Today in the Dominican Order, the Feast of Blessed Dalmatius is celebrated. Little information exists for this truly heroic saint online aside from the text from the Short Lives of the Dominican Saints published originally in 1901.  As the life of this truly holy man is worth imitating, here is an excerpt from that book:
Blessed Dalmatius Moner was born of pious and respectable parents at a small town in Catalonia, about A.D. 1291. From childhood he was distinguished for innocence and piety. He received a good education at Girona, which was completed at the University of Montpellier. Entering the Dominican Order at the age of twenty-five, he made it his lifelong study perfectly to conform his conduct to the requirements of the Rule and the Constitutions. He was employed for many years in teaching, but at length humbly resigned this office from a desire to devote himself more closely to the service of God. 
Blessed Dalmatius led a life of extreme penance and mortification.
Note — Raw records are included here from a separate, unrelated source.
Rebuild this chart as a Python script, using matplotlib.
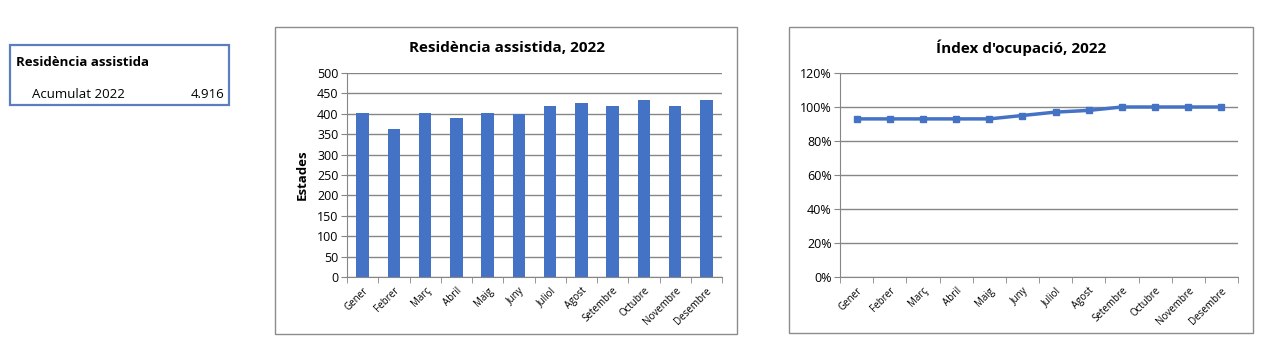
import matplotlib
matplotlib.use('Agg')
import matplotlib.pyplot as plt
from matplotlib.patches import Rectangle
from matplotlib.ticker import FuncFormatter

plt.rcParams['font.family'] = ['Open Sans', 'DejaVu Sans']

mesos = ['Gener', 'Febrer', 'Març', 'Abril', 'Maig', 'Juny', 'Juliol',
         'Agost', 'Setembre', 'Octubre', 'Novembre', 'Desembre']
estades = [403, 363, 403, 390, 403, 399, 420, 427, 420, 434, 420, 434]
ocupacio = [93, 93, 93, 93, 93, 95, 97, 98, 100, 100, 100, 100]
acumulat = '4.916'

W, H = 1265, 361
blau = '#4472C4'
gris = '#868686'

fig = plt.figure(figsize=(W / 100, H / 100), dpi=100)


def px(x0, y0, x1, y1):
    # pixel box (top-left origin) -> figure fraction
    return [x0 / W, 1 - y1 / H, (x1 - x0) / W, (y1 - y0) / H]


def marc(x0, y0, x1, y1, color, lw):
    fig.patches.append(Rectangle((x0 / W, 1 - y1 / H), (x1 - x0) / W, (y1 - y0) / H,
                                 transform=fig.transFigure, fill=False,
                                 edgecolor=color, linewidth=lw))


# resum box
marc(10, 45, 229, 105, '#5A7EBE', 1.6)
fig.text(16 / W, 1 - 63 / H, 'Residència assistida', fontsize=9.5, fontweight='bold',
         va='center', ha='left')
fig.text(32 / W, 1 - 95 / H, 'Acumulat 2022', fontsize=9.5, va='center', ha='left')
fig.text(224 / W, 1 - 95 / H, acumulat, fontsize=9.5, va='center', ha='right')

# chart frames
marc(275, 27, 737, 334, '#8c8c8c', 1.0)
marc(789, 27, 1253, 333, '#8c8c8c', 1.0)


def estil(ax):
    ax.set_xlim(0.5, 12.5)
    for s in ['top', 'right']:
        ax.spines[s].set_visible(False)
    for s in ['left', 'bottom']:
        ax.spines[s].set_color(gris)
    ax.grid(axis='y', color=gris, linewidth=1.0)
    ax.set_axisbelow(True)
    ax.set_xticks(range(1, 13))
    ax.set_xticklabels(mesos, rotation=45, ha='right', rotation_mode='anchor', fontsize=7)
    ax.tick_params(axis='x', which='major', length=0, pad=6)
    ax.set_xticks([i + 0.5 for i in range(0, 13)], minor=True)
    ax.tick_params(axis='x', which='minor', length=4, color=gris)
    ax.tick_params(axis='y', length=4, color=gris, labelsize=9, pad=2)


# bar chart
ax1 = fig.add_axes(px(347, 73, 722, 277))
ax1.bar(range(1, 13), estades, width=0.4, color=blau)
ax1.set_ylim(0, 500)
ax1.set_yticks(range(0, 501, 50))
estil(ax1)
ax1.set_ylabel('Estades', fontsize=9.5, fontweight='bold', labelpad=6)
fig.text(507 / W, 1 - 48 / H, 'Residència assistida, 2022', fontsize=11,
         fontweight='bold', ha='center', va='center')

# line chart
ax2 = fig.add_axes(px(840, 73, 1238, 277))
ax2.plot(range(1, 13), ocupacio, color=blau, linewidth=2.5, marker='s', markersize=5)
ax2.set_ylim(0, 120)
ax2.set_yticks(range(0, 121, 20))
ax2.yaxis.set_major_formatter(FuncFormatter(lambda v, p: f'{int(v)}%'))
estil(ax2)
fig.text(1021 / W, 1 - 48 / H, "Índex d'ocupació, 2022", fontsize=11,
         fontweight='bold', ha='center', va='center')

fig.savefig('out.png', dpi=100)
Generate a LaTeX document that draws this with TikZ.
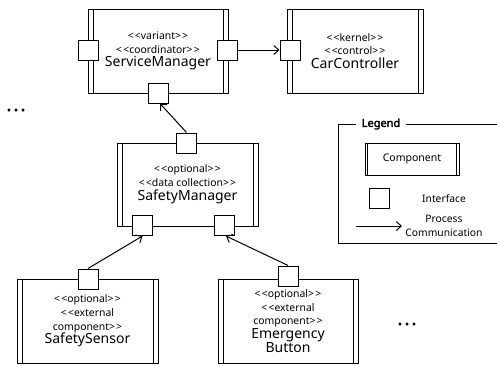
\documentclass[tikz,border=0pt]{standalone}
\usepackage{fontspec}
\setmainfont{Noto Sans}[AutoFakeBold=2.5]
\usetikzlibrary{arrows.meta}
\newcommand\sterfont{\fontsize{10.4}{13.8}\selectfont}
\newcommand\namefont{\fontsize{14}{16}\selectfont}
\newcommand\stl{<\kern1.2pt<}
\newcommand\str{>\kern1.2pt>}
\newcommand\tdots{.\kern2.2pt.\kern2.2pt.}
\begin{document}
\begin{tikzpicture}[x=1pt,y=-1pt,
  comp/.style={draw, fill=white, line width=1pt, inner sep=0pt, align=center, font=\sterfont,
    path picture={\draw[line width=1pt]
      ([xshift=#1]path picture bounding box.north west) -- ([xshift=#1]path picture bounding box.south west)
      ([xshift=-#1]path picture bounding box.north east) -- ([xshift=-#1]path picture bounding box.south east);}},
  comp/.default=5pt,
  port/.style={draw, fill=white, line width=1pt, minimum size=20pt, inner sep=0pt},
  pc/.style={-{Straight Barb[length=5pt,width=9pt,line width=1pt]}, line width=1pt},
  dots/.style={font=\bfseries\fontsize{18}{18}\selectfont, inner sep=0pt, anchor=base},
  lbl/.style={font=\fontsize{10.3}{13.5}\selectfont, align=center, inner sep=0pt}
]
\useasboundingbox (0,0) rectangle (497,365);

% components
\node[comp, minimum width=140pt, minimum height=84pt] (sm) at (158,51)
  {\stl variant\str\\\stl coordinator\str\\{\namefont ServiceManager}};
\node[comp, minimum width=136pt, minimum height=84pt] (cc) at (355,51)
  {\stl kernel\str\\\stl control\str\\{\namefont CarController}};
\node[comp, minimum width=141pt, minimum height=83pt] (sfm) at (187.5,184.5)
  {\stl optional\str\\\stl data collection\str\\{\namefont SafetyManager}};
\node[comp, minimum width=141pt, minimum height=84pt] (ss) at (87.5,321)
  {\stl optional\str\\\stl external\\component\str\\{\namefont SafetySensor}};
\node[comp, minimum width=140pt, minimum height=84pt] (eb) at (288,321)
  {\stl optional\str\\\stl external\\component\str\\{\namefont Emergency}\\{\namefont Button}};

% ports
\node[port] (smL) at (88,50) {};
\node[port] (smR) at (227,50) {};
\node[port] (smB) at (158,93) {};
\node[port] (ccL) at (290,50) {};
\node[port] (sfmT) at (186.5,143) {};
\node[port] (sfmBL) at (142.5,225.5) {};
\node[port] (sfmBR) at (224.5,225.5) {};
\node[port] (ssT) at (88,279) {};
\node[port] (ebT) at (288,276) {};

% connectors
\draw[pc] (smR.east) -- (ccL.west);
\draw[pc] (sfmT.north) -- ([xshift=2pt]smB.south);
\draw[pc] (ssT.north) -- (sfmBL.south);
\draw[pc] (ebT.north) -- ([xshift=1.5pt]sfmBR.south);

% dots
\node[dots] (d1) at (16,111) {\tdots};
\node[dots] (d2) at (407,325) {\tdots};

% legend
\draw[line width=1pt] (338,124) rectangle (500,243);
\node[fill=white, font=\bfseries\fontsize{11}{13}\selectfont, inner xsep=6pt, inner ysep=1pt] (lt) at (381,124) {Legend};
\node[comp=2.5pt, minimum width=94pt, minimum height=32pt, font=\fontsize{10.5}{13}\selectfont] (lc) at (412,159) {Component};
\node[port] (li) at (379,198) {};
\node[lbl] (lit) at (444,198.5) {Interface};
\coordinate (la1) at (356,226);
\coordinate (la2) at (402,226);
\draw[pc] (la1) -- (la2);
\node[lbl] (lat) at (444,226) {Process\\Communication};
\end{tikzpicture}
\end{document}
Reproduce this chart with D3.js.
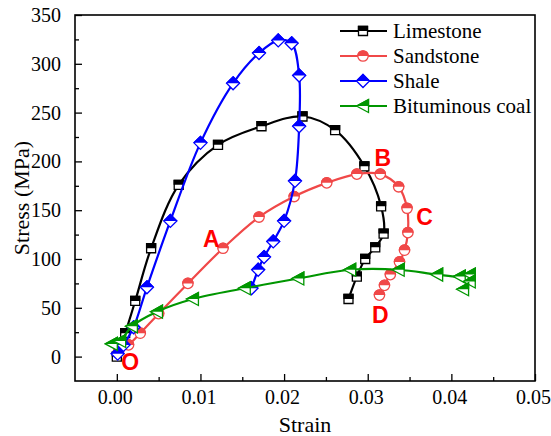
<!DOCTYPE html>
<html>
<head>
<meta charset="utf-8">
<script src="https://cdn.jsdelivr.net/npm/d3@7"></script>
<style>
  html, body { margin: 0; padding: 0; background: #fff; }
  svg { display: block; }
</style>
</head>
<body>
<svg id="chart" width="551" height="436"></svg>
<script>
// Stress–strain curves for four rock types
const seriesNames = ["Limestone", "Sandstone", "Shale", "Bituminous coal"];

const limestoneStrain = [0.0000, 0.0010, 0.0022, 0.0041, 0.0074, 0.0121, 0.0173, 0.0222, 0.0261, 0.0296, 0.0316, 0.0319, 0.0309, 0.0297, 0.0287, 0.0277];
const limestoneStress = [0, 24, 57, 111, 176, 217, 236, 246, 232, 195, 154, 126, 112, 100, 82, 59];

const sandstoneStrain = [0.0002, 0.0014, 0.0028, 0.0050, 0.0085, 0.0127, 0.0170, 0.0212, 0.0251, 0.0287, 0.0315, 0.0337, 0.0347, 0.0348, 0.0344, 0.0338, 0.0327, 0.0320, 0.0314];
const sandstoneStress = [5, 12, 24, 44, 75, 111, 143, 164, 178, 187, 187, 174, 152, 127, 109, 97, 84, 73, 63];

const shaleStrain = [0.0001, 0.0008, 0.0020, 0.0036, 0.0064, 0.0100, 0.0139, 0.0170, 0.0193, 0.0209, 0.0218, 0.0218, 0.0213, 0.0200, 0.0187, 0.0176, 0.0169, 0.0161];
const shaleStress = [3, 12, 30, 71, 139, 219, 280, 311, 324, 321, 288, 236, 180, 139, 118, 102, 89, 70];

const coalStrain = [-0.0006, 0.0004, 0.0018, 0.0048, 0.0091, 0.0153, 0.0217, 0.0279, 0.0337, 0.0383, 0.0410, 0.0422, 0.0422, 0.0414];
const coalStress = [13, 16, 31, 46, 59, 70, 80, 89, 89, 84, 82, 84, 77, 69];

const xTickValues = [0.00, 0.01, 0.02, 0.03, 0.04, 0.05];
const xTickLabels = ["0.00", "0.01", "0.02", "0.03", "0.04", "0.05"];
const yTickValues = [0, 50, 100, 150, 200, 250, 300, 350];
const yTickLabels = ["0", "50", "100", "150", "200", "250", "300", "350"];

// Stage labels along the curves
const stageLabels = ["O", "A", "B", "C", "D"];
const stageStrain = [0.0016, 0.0113, 0.0318, 0.0368, 0.0315];
const stageStress = [-6, 121, 203, 143, 43];

const series = [
  { name: seriesNames[0], strain: limestoneStrain, stress: limestoneStress, color: "#000000", shape: "square" },
  { name: seriesNames[1], strain: sandstoneStrain, stress: sandstoneStress, color: "#f04848", shape: "circle" },
  { name: seriesNames[2], strain: shaleStrain, stress: shaleStress, color: "#0000ff", shape: "diamond" },
  { name: seriesNames[3], strain: coalStrain, stress: coalStress, color: "#009600", shape: "triangle" }
];

const SERIF = "'Liberation Serif', 'Times New Roman', serif";
const SANS = "'Liberation Sans', Arial, sans-serif";

const svg = d3.select("#chart");
const plot = { left: 75, right: 535, top: 15, bottom: 381 };

const x = d3.scaleLinear().domain([-0.005, 0.05]).range([plot.left, plot.right]);
const y = d3.scaleLinear().domain([-25, 350]).range([plot.bottom, plot.top]);

// Clip for the filled upper half of each marker
const defs = svg.append("defs");
defs.append("clipPath").attr("id", "upperHalf")
  .append("rect").attr("x", -20).attr("y", -20).attr("width", 40).attr("height", 20);

const shapes = {
  square: "M-4.5,-4.5H4.5V4.5H-4.5Z",
  circle: d3.symbol(d3.symbolCircle, Math.PI * 5.2 * 5.2)(),
  diamond: "M0,-6.5L6.5,0L0,6.5L-6.5,0Z",
  triangle: "M-6.5,0L5.5,-6.5L5.5,6.5Z"
};

function drawMarker(g, shape, color) {
  g.append("path").attr("d", shapes[shape])
    .attr("fill", "#fff").attr("stroke", color).attr("stroke-width", 1.3);
  g.append("path").attr("d", shapes[shape])
    .attr("fill", color).attr("stroke", color).attr("stroke-width", 1.3)
    .attr("clip-path", "url(#upperHalf)");
}

// Axes with inward ticks
const xAxis = d3.axisBottom(x).tickValues(xTickValues).tickSize(-7).tickFormat((d, i) => xTickLabels[i]).tickPadding(9);
const xMinor = d3.axisBottom(x).tickValues(d3.range(0, 0.0501, 0.005).filter(v => Math.abs(v * 100 - Math.round(v * 100)) > 1e-6)).tickSize(-4).tickFormat("");
const yAxis = d3.axisLeft(y).tickValues(yTickValues).tickSize(-7).tickFormat((d, i) => yTickLabels[i]).tickPadding(14);
const yMinor = d3.axisLeft(y).tickValues(d3.range(-25, 350, 50).filter(v => v > -25)).tickSize(-4).tickFormat("");

function styleAxis(g) {
  g.select(".domain").remove();
  g.selectAll(".tick line").attr("stroke", "#000").attr("stroke-width", 1.3);
  g.selectAll(".tick text").style("font-family", SERIF).style("font-size", "20px").attr("fill", "#000");
}

const gx = svg.append("g").attr("transform", `translate(0,${plot.bottom})`).call(xAxis).call(styleAxis);
gx.selectAll(".tick text").attr("dx", -2);
svg.append("g").attr("transform", `translate(0,${plot.bottom})`).call(xMinor).call(styleAxis);
svg.append("g").attr("transform", `translate(${plot.left},0)`).call(yAxis).call(styleAxis);
svg.append("g").attr("transform", `translate(${plot.left},0)`).call(yMinor).call(styleAxis);

// Frame
svg.append("rect")
  .attr("x", plot.left).attr("y", plot.top)
  .attr("width", plot.right - plot.left).attr("height", plot.bottom - plot.top)
  .attr("fill", "none").attr("stroke", "#000").attr("stroke-width", 1.6);

// Axis titles
svg.append("text").attr("x", (plot.left + plot.right) / 2).attr("y", 432)
  .attr("text-anchor", "middle").style("font-family", SERIF).style("font-size", "22px").text("Strain");
svg.append("text")
  .attr("transform", `translate(29,${(plot.top + plot.bottom) / 2}) rotate(-90)`)
  .attr("text-anchor", "middle").style("font-family", SERIF).style("font-size", "22px").text("Stress (MPa)");

// Curves and markers
const line = d3.line().x(d => x(d[0])).y(d => y(d[1])).curve(d3.curveCatmullRom.alpha(0.5));

series.forEach(s => {
  const pts = s.strain.map((v, i) => [v, s.stress[i]]);
  const g = svg.append("g");
  g.append("path").datum(pts).attr("d", line)
    .attr("fill", "none").attr("stroke", s.color).attr("stroke-width", 2.2);
  pts.forEach(p => {
    const m = g.append("g").attr("transform", `translate(${x(p[0])},${y(p[1])})`);
    drawMarker(m, s.shape, s.color);
  });
});

// Stage labels
stageLabels.forEach((t, i) => {
  svg.append("text")
    .attr("x", x(stageStrain[i])).attr("y", y(stageStress[i]))
    .attr("text-anchor", "middle").attr("dominant-baseline", "central")
    .style("font-family", SANS)
    .style("font-weight", "bold").style("font-size", "23px")
    .style("fill", "#ff0000").text(t);
});

// Legend
const legend = svg.append("g");
series.forEach((s, i) => {
  const cy = 31 + i * 25;
  legend.append("line").attr("x1", 340).attr("x2", 387).attr("y1", cy).attr("y2", cy)
    .attr("stroke", s.color).attr("stroke-width", 2.2);
  const m = legend.append("g").attr("transform", `translate(363,${cy})`);
  drawMarker(m, s.shape, s.color);
  legend.append("text").attr("x", 393).attr("y", cy + 7)
    .style("font-family", SERIF).style("font-size", "21px").text(s.name);
});
</script>
</body>
</html>
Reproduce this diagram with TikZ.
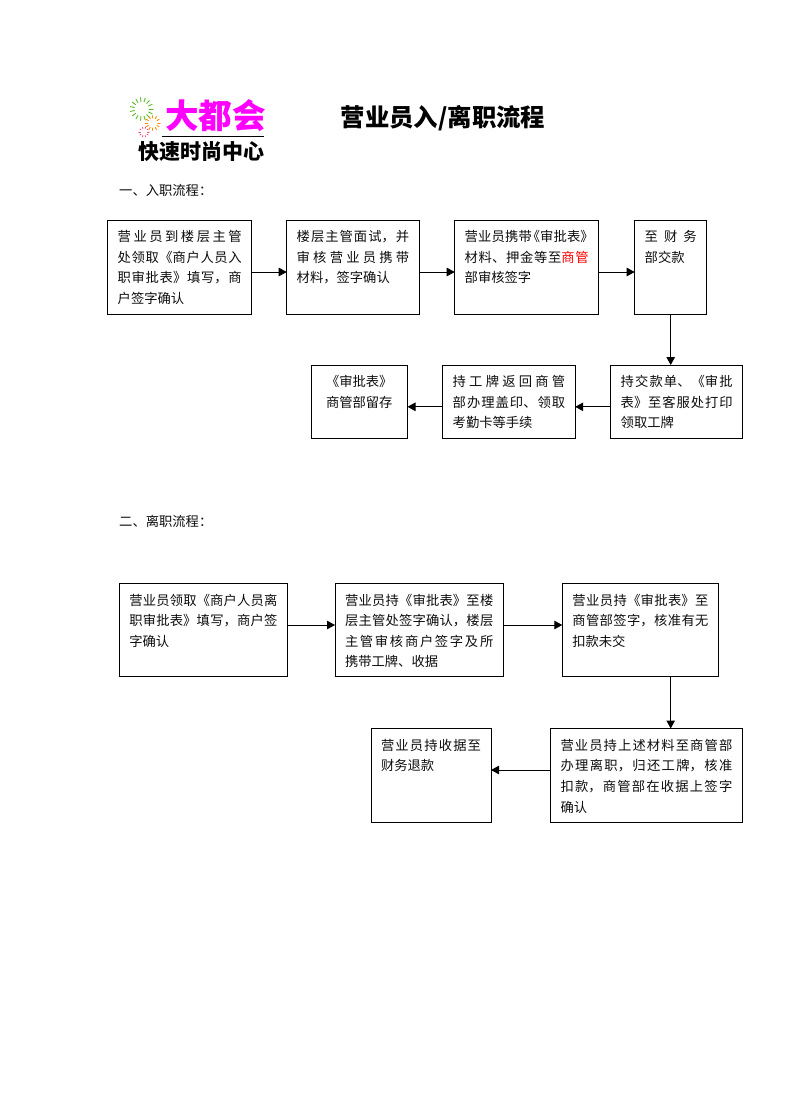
\documentclass[tikz,border=0pt]{standalone}
\usepackage{fontspec}
\setmainfont{Noto Sans CJK SC}
\usetikzlibrary{arrows.meta}
\XeTeXlinebreaklocale "zh"
\XeTeXlinebreakskip=0pt plus 4pt minus 0.5pt
\newcommand{\flowtext}[3]{\parbox[t][#2bp][t]{#1bp}{\fontsize{13.3bp}{20.6bp}\selectfont\sloppy\parindent=0pt\vspace{10.5bp}#3}}
\newcommand{\flowbox}[6]{%
  \pgfmathsetmacro{\fbw}{#4-#2}\pgfmathsetmacro{\fbh}{#5-#3}\pgfmathsetmacro{\fbt}{\fbw-20}%
  \node[flowbox] (#1) at (#2,#3) {\flowtext{\fbt}{\fbh}{#6}};}
\definecolor{inkc}{gray}{0.05}
\definecolor{logomag}{rgb}{1,0,1}
\definecolor{burstg}{RGB}{90,190,40}
\definecolor{burstp}{RGB}{235,60,130}
\tikzset{
  flowbox/.style={draw=black,line width=1bp,anchor=north west,inner xsep=10bp,inner ysep=0pt,text=inkc,outer sep=0pt},
  flowarrow/.style={draw=black,line width=1bp,-{Triangle[length=8bp,width=8.5bp]}},
  headlabel/.style={anchor=west,inner sep=0pt,font=\fontsize{13.3bp}{16bp}\selectfont,text=inkc},
  burst/.style={line width=0.9bp,line cap=round}
}
\begin{document}
\begin{tikzpicture}[x=1bp,y=-1bp]
\useasboundingbox (0,0) rectangle (792,1120);
\fill[white] (0,0) rectangle (792,1120);
% logo
\foreach \a in {0,24,...,336} \draw[burst,draw=burstg] ({141.7+7.5*cos(\a)},{109+7.5*sin(\a)}) -- ({141.7+11.5*cos(\a)},{109+11.5*sin(\a)});
\foreach \a in {0,30,...,330} \draw[burst,draw=orange!90!yellow] ({152.7+5*cos(\a)},{123+5*sin(\a)}) -- ({152.7+7.5*cos(\a)},{123+7.5*sin(\a)});
\foreach \a in {0,36,...,324} \draw[burst,draw=burstp,line width=0.7bp] ({144+3.5*cos(\a)},{132+3.5*sin(\a)}) -- ({144+5.2*cos(\a)},{132+5.2*sin(\a)});
\node[inner sep=0pt,text=logomag,font=\fontsize{33.6bp}{36bp}\selectfont\bfseries] (logoa) at (215.5,116) {大都会};
\draw[line width=1.8bp,black] (162,136.5) -- (264,136.5);
\node[inner sep=0pt,text=black,font=\fontsize{21bp}{24bp}\selectfont\bfseries] (logob) at (201.5,152) {快速时尚中心};
% title
\node[inner sep=0pt,text=black,font=\fontsize{24.4bp}{28bp}\selectfont\bfseries] (title) at (443,118) {营业员入/离职流程};
\node[headlabel] (h1) at (119,190) {一、入职流程：};
\node[headlabel] (h2) at (119,521) {二、离职流程：};
% first flow
\flowbox{b1}{107.7}{220}{251.7}{314}{营业员到楼层主管\linebreak 处领取《商户人员入\linebreak 职审批表》填写，商\linebreak 户签字确认}
\flowbox{b2}{286.7}{220}{419.2}{314}{楼层主管面试，并\linebreak 审核营业员携带\linebreak 材料，签字确认}
\flowbox{b3}{454.7}{220}{598.7}{314}{营业员携带\kern-5bp《审批表》\kern-5bp\linebreak 材料、押金等至{\color{red}商管}\linebreak 部审核签字}
\flowbox{b4}{634.7}{220}{706.7}{314}{至财务\linebreak 部交款}
\flowbox{b5}{610.7}{365}{742.7}{438}{持交款单、《审批\linebreak 表》至客服处打印\linebreak 领取工牌}
\flowbox{b6}{442.7}{365}{575.2}{438}{持工牌返回商管\linebreak 部办理盖印、领取\linebreak 考勤卡等手续}
\flowbox{b7}{311}{365}{407.5}{438}{\centering 《审批表》\par 商管部留存}
% second flow
\flowbox{c1}{119.3}{583.3}{287.5}{676.7}{营业员领取《商户人员离\linebreak 职审批表》填写，商户签\linebreak 字确认}
\flowbox{c2}{335}{583.3}{503.3}{676.7}{营业员持《审批表》至楼\linebreak 层主管处签字确认，楼层\linebreak 主管审核商户签字及所\linebreak 携带工牌、收据}
\flowbox{c3}{562.3}{583.3}{718.5}{676.7}{营业员持《审批表》至\linebreak 商管部签字，核准有无\linebreak 扣款未交}
\flowbox{c4}{550.5}{728.5}{742.3}{822}{营业员持上述材料至商管部\linebreak 办理离职，归还工牌，核准\linebreak 扣款，商管部在收据上签字\linebreak 确认}
\flowbox{c5}{371}{728.5}{491}{822}{营业员持收据至\linebreak 财务退款}
% connector levels
\coordinate (la) at (0,272);
\coordinate (lb) at (0,406.8);
\coordinate (lc) at (0,625);
\coordinate (ld) at (0,770);
\coordinate (vx) at (670.7,0);
\draw[flowarrow] (b1.east |- la) -- (b2.west |- la);
\draw[flowarrow] (b2.east |- la) -- (b3.west |- la);
\draw[flowarrow] (b3.east |- la) -- (b4.west |- la);
\draw[flowarrow] (b4.south -| vx) -- (b5.north -| vx);
\draw[flowarrow] (b5.west |- lb) -- (b6.east |- lb);
\draw[flowarrow] (b6.west |- lb) -- (b7.east |- lb);
\draw[flowarrow] (c1.east |- lc) -- (c2.west |- lc);
\draw[flowarrow] (c2.east |- lc) -- (c3.west |- lc);
\draw[flowarrow] (c3.south -| vx) -- (c4.north -| vx);
\draw[flowarrow] (c4.west |- ld) -- (c5.east |- ld);
\end{tikzpicture}
\end{document}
He seldom ate anything but herbs and vegetables, almost raw, and in the burning heat of a Spanish summer would entirely abstain from drinking for as many as twenty consecutive days. His scanty rest was taken on the bare ground; he afflicted his body with continual fasts, disciplines, and other austerities, and devoted himself day and night to the exercises of prayer and contemplation.  Continue reading... 
Collect:

O God who didst make Thy humble servant Dalmatius glorious for many miracles and virtues, and didst wonderfully inflame him with Thy love, to the despising of all earthy things, grant, we beseech Thee, through his intercession, that we may be disengaged from all earthy affections and freed from all adversities, and have no desire but for the things of heaven. Through Christ our Lord. Amen.